When you’ve just completed a brazen $4.5 billion deal that has astonished the market with its speed and surprise, it’s no wonder your loyal lieutenants will praise you even more than usual.

But is it possible that the fawning comments in Saturday’s Financial Review by Packer acolytes John Alexander, Paul O’Sullivan, David Gyngell and Mark Bouris may have embarrassed even James Packer himself?

According to Alexander, who is Packer’s CEO, “James has the best strategic brain I have ever seen in business. He has the capacity to see trends before they actually happen, whether it’s the arrival of the online revolution, the globalisation of gambling or the long-term challenges to traditional media.” And his “grasp of numbers is a sight to behold … He doesn’t forget them and has a capacity to crunch complicated figures instantaneously.”

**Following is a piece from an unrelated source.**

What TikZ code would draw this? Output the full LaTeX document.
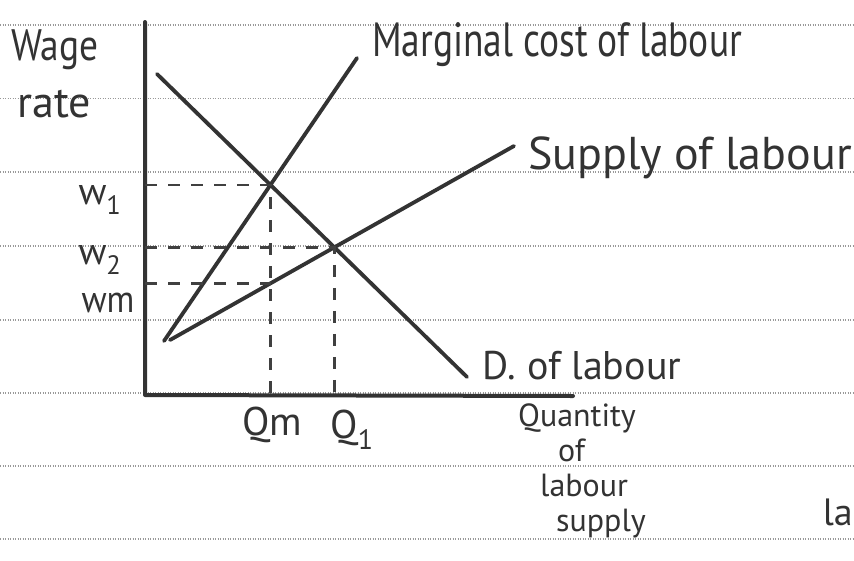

Bouris, who runs one of Packer’s financial businesses, says that “he has this quantitative ability second to none and can do complex calculations in his head quicker than most people can use a calculator.”

According to O’Sullivan, CEO of Optus, “James has an inquiring mind represented by an amazing ability to grasp new technologies”.

And Gyngell, his good friend and a former CEO of the Nine Network, tells us that James, “one of the most strategic, futuristic thinkers that I have ever come across,” is a “bigger thinker than his father” and “history will show” him “to be an even better businessman than his father.”

Has praising The Prince ever reached such heights in the short history of Australian business and public life?

Nicolo Machiavelli, eat your heart out.